- Information supplied
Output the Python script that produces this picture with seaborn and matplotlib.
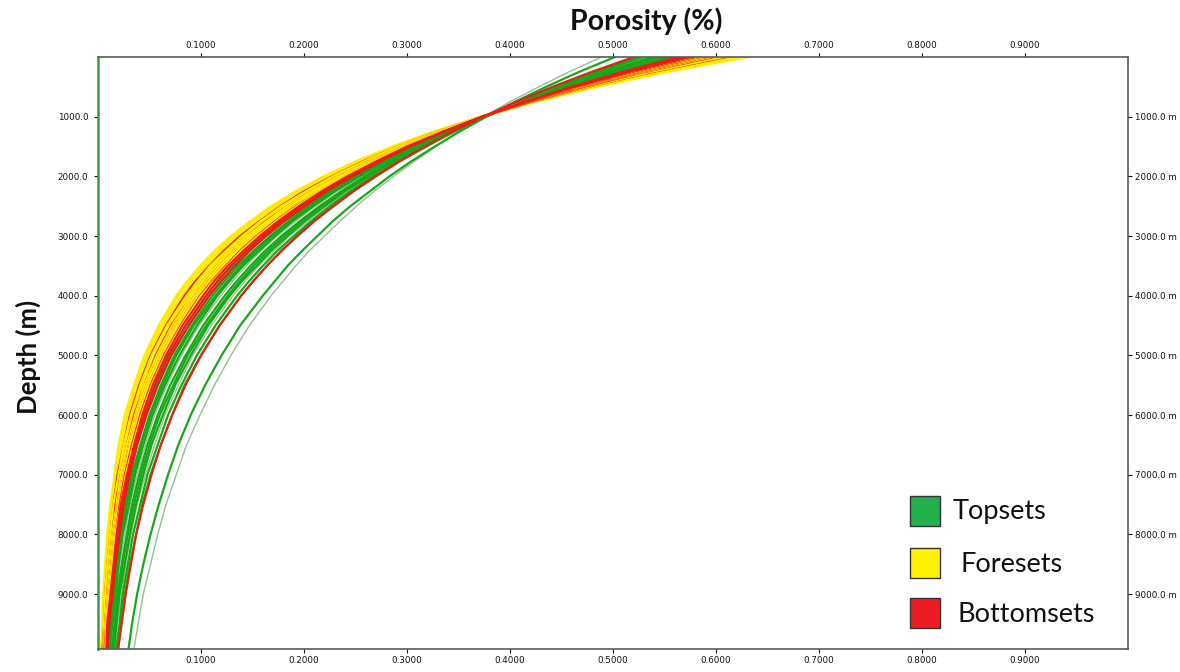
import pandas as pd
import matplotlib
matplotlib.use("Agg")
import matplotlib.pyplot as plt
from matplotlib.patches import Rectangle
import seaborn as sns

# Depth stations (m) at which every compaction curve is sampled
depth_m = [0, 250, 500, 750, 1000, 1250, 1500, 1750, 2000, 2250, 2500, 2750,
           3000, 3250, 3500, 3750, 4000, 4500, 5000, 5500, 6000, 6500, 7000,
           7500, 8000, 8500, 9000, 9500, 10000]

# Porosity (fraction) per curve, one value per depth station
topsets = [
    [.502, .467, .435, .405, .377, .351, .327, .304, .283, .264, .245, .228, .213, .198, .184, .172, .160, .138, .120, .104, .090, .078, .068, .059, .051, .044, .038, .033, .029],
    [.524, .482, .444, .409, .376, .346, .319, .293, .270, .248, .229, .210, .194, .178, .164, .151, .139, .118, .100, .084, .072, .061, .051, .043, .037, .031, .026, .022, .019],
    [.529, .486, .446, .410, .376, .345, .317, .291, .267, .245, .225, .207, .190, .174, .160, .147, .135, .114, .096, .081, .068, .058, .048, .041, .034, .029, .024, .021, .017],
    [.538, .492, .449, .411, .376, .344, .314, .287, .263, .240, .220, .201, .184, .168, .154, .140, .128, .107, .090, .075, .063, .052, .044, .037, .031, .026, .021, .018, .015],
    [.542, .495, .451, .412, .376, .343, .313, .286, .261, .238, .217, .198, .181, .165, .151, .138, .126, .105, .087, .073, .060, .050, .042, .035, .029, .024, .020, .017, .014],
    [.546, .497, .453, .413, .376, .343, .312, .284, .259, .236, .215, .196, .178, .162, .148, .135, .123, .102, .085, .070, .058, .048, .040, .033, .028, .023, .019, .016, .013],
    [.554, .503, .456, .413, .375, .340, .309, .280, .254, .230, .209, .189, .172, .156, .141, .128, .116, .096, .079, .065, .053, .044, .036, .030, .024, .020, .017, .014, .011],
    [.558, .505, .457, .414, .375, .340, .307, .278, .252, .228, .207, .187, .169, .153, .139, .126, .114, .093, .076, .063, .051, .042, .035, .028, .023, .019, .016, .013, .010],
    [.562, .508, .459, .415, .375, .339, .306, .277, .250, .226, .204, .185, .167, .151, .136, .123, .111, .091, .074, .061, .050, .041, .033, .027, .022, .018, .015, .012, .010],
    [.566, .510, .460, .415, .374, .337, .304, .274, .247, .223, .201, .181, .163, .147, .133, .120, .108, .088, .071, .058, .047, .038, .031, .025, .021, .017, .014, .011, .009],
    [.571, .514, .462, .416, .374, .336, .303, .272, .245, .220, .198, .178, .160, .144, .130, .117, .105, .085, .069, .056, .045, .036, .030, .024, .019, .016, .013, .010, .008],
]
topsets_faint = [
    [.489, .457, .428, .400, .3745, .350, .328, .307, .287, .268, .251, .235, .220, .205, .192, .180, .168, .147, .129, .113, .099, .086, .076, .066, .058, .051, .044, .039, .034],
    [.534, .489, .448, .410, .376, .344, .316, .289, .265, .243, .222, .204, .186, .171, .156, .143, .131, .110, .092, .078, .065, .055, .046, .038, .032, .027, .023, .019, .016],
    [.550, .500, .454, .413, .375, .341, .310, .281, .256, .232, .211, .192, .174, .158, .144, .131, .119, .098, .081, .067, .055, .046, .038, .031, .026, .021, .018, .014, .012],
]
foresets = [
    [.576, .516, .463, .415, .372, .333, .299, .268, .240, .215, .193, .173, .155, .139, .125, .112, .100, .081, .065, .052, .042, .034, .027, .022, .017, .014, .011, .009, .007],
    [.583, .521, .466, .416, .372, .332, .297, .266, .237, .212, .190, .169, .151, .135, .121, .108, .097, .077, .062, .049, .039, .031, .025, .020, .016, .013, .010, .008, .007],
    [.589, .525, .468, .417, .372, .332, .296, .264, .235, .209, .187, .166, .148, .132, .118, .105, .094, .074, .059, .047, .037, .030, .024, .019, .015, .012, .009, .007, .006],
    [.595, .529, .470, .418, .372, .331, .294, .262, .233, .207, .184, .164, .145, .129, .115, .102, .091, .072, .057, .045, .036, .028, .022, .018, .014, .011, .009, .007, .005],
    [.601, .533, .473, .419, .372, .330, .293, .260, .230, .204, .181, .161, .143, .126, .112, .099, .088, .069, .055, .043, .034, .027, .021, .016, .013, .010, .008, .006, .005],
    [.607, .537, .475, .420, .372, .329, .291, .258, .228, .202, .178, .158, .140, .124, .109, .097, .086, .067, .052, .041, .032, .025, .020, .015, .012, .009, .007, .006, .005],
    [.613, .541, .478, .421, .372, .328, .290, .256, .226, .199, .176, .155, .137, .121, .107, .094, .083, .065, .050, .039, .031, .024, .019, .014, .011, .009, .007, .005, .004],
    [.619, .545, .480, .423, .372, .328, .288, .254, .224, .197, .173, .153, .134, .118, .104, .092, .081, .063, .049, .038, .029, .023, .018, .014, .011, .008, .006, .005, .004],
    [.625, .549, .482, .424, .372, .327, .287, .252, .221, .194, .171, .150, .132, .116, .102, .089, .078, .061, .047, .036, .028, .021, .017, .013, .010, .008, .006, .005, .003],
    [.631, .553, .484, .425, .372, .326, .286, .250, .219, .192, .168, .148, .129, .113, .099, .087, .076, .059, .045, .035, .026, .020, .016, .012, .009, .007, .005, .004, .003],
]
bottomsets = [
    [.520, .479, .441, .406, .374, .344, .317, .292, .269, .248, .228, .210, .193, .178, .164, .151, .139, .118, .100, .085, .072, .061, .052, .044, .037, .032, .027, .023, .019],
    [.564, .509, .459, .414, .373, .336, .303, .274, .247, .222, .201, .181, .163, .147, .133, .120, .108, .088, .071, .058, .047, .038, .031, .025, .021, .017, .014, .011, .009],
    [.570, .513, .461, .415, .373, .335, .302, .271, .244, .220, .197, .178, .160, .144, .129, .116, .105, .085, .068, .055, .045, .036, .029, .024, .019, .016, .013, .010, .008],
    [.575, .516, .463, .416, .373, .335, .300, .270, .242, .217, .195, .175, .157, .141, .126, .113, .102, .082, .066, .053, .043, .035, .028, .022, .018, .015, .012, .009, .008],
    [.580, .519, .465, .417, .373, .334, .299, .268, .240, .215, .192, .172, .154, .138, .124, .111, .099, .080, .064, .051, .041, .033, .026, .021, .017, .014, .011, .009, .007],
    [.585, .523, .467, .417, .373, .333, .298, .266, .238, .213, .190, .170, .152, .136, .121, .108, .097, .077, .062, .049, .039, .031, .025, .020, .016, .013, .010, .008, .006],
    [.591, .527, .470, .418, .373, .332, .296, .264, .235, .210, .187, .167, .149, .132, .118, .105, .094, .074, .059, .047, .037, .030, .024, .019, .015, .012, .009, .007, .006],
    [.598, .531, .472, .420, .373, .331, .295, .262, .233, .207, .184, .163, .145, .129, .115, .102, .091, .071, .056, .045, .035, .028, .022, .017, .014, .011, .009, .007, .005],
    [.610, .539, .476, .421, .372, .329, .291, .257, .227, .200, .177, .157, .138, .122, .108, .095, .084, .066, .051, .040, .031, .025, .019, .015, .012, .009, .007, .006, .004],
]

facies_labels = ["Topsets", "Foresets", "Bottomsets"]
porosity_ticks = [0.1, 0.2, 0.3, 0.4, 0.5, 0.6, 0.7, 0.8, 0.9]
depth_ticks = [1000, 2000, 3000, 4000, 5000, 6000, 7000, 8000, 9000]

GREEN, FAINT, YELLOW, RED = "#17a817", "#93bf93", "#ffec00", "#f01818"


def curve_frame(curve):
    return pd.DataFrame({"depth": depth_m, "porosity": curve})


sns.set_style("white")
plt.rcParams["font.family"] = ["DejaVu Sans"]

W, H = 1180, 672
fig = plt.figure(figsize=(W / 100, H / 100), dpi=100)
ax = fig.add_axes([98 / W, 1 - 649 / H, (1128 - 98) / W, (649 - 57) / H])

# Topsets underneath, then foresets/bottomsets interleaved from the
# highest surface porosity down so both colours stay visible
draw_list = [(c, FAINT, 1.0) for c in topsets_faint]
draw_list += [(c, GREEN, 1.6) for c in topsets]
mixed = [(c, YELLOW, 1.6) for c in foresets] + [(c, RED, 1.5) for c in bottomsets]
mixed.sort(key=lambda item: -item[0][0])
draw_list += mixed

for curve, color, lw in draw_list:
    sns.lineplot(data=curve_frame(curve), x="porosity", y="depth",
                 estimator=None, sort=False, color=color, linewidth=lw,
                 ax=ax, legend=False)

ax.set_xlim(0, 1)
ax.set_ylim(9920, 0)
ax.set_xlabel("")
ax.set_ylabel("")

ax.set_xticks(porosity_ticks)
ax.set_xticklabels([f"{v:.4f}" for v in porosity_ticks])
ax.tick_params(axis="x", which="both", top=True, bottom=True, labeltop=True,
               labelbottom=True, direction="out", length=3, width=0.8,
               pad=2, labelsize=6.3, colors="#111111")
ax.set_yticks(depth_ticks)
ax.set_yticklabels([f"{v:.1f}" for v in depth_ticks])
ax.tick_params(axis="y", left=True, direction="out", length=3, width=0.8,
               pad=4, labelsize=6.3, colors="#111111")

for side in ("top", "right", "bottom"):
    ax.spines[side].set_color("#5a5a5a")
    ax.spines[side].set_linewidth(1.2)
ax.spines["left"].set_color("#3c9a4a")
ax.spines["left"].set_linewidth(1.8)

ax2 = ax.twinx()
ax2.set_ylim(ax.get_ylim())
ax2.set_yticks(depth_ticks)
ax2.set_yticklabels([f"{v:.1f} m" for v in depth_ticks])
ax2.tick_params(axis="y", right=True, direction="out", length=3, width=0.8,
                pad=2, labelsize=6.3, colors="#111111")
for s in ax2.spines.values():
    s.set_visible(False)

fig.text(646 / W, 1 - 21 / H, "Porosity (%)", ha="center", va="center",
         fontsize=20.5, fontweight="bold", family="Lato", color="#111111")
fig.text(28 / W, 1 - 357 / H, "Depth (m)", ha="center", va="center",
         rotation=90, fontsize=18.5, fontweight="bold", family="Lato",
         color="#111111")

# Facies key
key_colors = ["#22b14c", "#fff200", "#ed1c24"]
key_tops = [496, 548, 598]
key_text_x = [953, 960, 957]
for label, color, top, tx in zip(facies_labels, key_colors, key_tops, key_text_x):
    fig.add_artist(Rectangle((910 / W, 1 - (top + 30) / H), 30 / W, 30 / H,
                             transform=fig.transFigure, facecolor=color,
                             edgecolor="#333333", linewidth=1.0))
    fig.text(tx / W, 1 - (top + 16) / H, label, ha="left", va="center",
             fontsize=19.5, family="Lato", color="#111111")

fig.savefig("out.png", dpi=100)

- Do this
Write out each line of the listing above, exactly, from its first line to the line holding "import seaborn as sns", inclusive. Skip the pictures.

- Solution to this problem
Output the Python script that produces this picture with seaborn and matplotlib.
import pandas as pd
import matplotlib
matplotlib.use("Agg")
import matplotlib.pyplot as plt
from matplotlib.patches import Rectangle
import seaborn as sns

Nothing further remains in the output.